• SOURCE EXCERPT:
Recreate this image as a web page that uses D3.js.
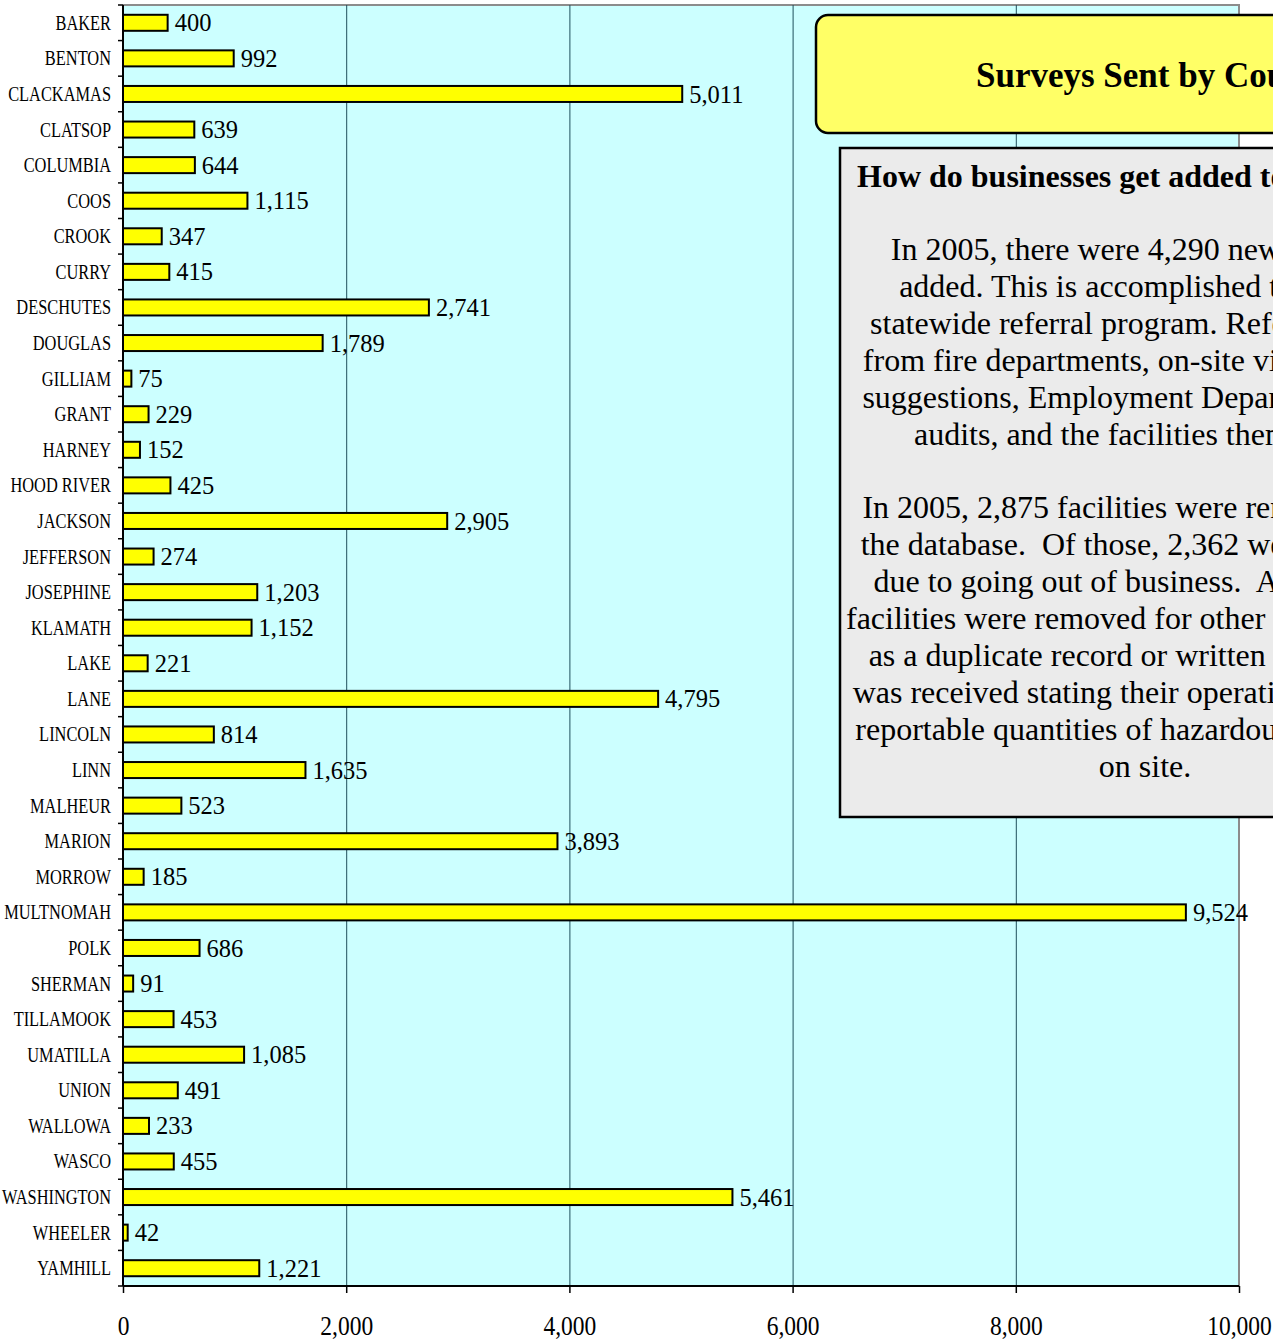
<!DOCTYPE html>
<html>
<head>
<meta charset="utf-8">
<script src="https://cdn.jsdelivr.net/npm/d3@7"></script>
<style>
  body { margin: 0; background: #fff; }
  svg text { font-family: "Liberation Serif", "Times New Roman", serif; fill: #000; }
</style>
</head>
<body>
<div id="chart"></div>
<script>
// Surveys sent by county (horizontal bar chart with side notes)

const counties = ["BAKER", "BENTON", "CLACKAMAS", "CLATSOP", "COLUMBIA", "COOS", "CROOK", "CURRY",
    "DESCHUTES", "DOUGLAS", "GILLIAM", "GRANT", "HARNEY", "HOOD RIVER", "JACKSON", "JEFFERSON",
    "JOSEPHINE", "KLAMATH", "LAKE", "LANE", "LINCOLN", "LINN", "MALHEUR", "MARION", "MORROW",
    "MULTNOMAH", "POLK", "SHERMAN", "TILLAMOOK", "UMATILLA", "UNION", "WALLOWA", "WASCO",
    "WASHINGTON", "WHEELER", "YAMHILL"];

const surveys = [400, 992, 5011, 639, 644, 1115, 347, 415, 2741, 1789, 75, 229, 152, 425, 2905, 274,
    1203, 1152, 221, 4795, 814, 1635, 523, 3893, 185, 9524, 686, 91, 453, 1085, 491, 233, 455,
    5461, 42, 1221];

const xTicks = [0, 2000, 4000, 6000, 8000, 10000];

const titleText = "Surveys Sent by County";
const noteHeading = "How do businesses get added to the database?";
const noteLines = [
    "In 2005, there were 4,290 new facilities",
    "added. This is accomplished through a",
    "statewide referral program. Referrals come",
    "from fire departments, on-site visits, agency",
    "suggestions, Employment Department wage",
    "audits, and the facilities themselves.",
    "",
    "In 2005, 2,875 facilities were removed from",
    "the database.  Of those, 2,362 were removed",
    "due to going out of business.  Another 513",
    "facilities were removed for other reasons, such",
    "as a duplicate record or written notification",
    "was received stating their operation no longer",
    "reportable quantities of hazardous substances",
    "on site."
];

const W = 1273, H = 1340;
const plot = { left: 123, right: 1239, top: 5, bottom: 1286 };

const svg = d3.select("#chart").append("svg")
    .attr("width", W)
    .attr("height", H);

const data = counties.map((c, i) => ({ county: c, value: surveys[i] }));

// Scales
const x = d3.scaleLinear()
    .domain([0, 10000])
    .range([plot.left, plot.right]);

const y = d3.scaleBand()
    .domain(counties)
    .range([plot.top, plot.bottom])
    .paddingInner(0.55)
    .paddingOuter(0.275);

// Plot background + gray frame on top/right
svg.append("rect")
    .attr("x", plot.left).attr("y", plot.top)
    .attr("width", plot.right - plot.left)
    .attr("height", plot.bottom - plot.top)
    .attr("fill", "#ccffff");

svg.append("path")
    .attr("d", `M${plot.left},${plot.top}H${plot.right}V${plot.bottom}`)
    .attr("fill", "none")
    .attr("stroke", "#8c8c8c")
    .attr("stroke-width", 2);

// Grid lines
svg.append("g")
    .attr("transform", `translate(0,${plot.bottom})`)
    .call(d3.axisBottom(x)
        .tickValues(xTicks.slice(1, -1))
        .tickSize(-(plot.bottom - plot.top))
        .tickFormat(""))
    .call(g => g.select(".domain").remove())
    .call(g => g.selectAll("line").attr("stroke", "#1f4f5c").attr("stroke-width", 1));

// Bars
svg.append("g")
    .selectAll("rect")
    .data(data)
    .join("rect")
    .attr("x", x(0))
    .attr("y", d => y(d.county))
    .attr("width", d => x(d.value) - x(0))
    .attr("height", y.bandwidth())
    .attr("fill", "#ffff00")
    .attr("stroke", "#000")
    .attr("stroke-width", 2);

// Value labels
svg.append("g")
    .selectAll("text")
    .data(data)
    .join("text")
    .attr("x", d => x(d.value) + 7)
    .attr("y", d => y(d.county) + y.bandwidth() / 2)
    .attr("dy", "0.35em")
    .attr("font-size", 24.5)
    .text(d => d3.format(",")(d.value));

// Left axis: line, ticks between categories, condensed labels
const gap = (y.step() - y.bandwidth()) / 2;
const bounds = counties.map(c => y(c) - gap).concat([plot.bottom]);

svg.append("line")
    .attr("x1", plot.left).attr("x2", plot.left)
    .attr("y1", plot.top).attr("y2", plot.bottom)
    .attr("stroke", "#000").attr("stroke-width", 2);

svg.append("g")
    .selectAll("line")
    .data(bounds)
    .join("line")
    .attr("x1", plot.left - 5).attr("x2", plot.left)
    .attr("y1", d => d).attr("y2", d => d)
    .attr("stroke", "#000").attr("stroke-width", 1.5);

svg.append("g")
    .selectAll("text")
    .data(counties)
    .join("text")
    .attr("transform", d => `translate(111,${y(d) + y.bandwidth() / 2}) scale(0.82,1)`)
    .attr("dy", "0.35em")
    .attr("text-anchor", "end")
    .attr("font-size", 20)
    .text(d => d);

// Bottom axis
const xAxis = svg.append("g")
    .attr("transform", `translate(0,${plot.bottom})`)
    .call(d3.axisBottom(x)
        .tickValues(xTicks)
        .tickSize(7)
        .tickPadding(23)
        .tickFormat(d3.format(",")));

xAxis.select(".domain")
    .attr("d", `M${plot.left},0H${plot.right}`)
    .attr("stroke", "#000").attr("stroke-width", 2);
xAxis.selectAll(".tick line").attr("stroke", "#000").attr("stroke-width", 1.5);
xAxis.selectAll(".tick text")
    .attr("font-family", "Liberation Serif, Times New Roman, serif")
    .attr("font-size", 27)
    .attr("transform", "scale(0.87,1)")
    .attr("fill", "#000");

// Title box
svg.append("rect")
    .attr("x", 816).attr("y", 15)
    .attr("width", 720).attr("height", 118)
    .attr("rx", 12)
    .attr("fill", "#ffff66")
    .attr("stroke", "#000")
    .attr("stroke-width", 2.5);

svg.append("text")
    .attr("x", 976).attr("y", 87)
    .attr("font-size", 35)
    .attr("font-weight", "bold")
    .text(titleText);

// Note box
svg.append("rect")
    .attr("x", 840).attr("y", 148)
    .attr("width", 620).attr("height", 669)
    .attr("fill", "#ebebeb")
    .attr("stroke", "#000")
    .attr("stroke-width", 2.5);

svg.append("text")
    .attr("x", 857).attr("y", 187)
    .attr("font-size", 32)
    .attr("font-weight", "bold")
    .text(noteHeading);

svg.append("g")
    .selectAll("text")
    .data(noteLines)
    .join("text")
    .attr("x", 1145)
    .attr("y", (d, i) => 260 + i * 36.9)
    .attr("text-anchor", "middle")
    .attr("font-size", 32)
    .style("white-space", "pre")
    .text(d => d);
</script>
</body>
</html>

• TASK OBJECTIVE:
Pictures excluded, repeat exactly the lines from the top of the material through the line with "const xTicks = [0, 2000, 4000, 6000, 8000, 10000];", including both of those lines.

• WRITTEN ANSWER:
Recreate this image as a web page that uses D3.js.
<!DOCTYPE html>
<html>
<head>
<meta charset="utf-8">
<script src="https://cdn.jsdelivr.net/npm/d3@7"></script>
<style>
  body { margin: 0; background: #fff; }
  svg text { font-family: "Liberation Serif", "Times New Roman", serif; fill: #000; }
</style>
</head>
<body>
<div id="chart"></div>
<script>
// Surveys sent by county (horizontal bar chart with side notes)

const counties = ["BAKER", "BENTON", "CLACKAMAS", "CLATSOP", "COLUMBIA", "COOS", "CROOK", "CURRY",
    "DESCHUTES", "DOUGLAS", "GILLIAM", "GRANT", "HARNEY", "HOOD RIVER", "JACKSON", "JEFFERSON",
    "JOSEPHINE", "KLAMATH", "LAKE", "LANE", "LINCOLN", "LINN", "MALHEUR", "MARION", "MORROW",
    "MULTNOMAH", "POLK", "SHERMAN", "TILLAMOOK", "UMATILLA", "UNION", "WALLOWA", "WASCO",
    "WASHINGTON", "WHEELER", "YAMHILL"];

const surveys = [400, 992, 5011, 639, 644, 1115, 347, 415, 2741, 1789, 75, 229, 152, 425, 2905, 274,
    1203, 1152, 221, 4795, 814, 1635, 523, 3893, 185, 9524, 686, 91, 453, 1085, 491, 233, 455,
    5461, 42, 1221];

const xTicks = [0, 2000, 4000, 6000, 8000, 10000];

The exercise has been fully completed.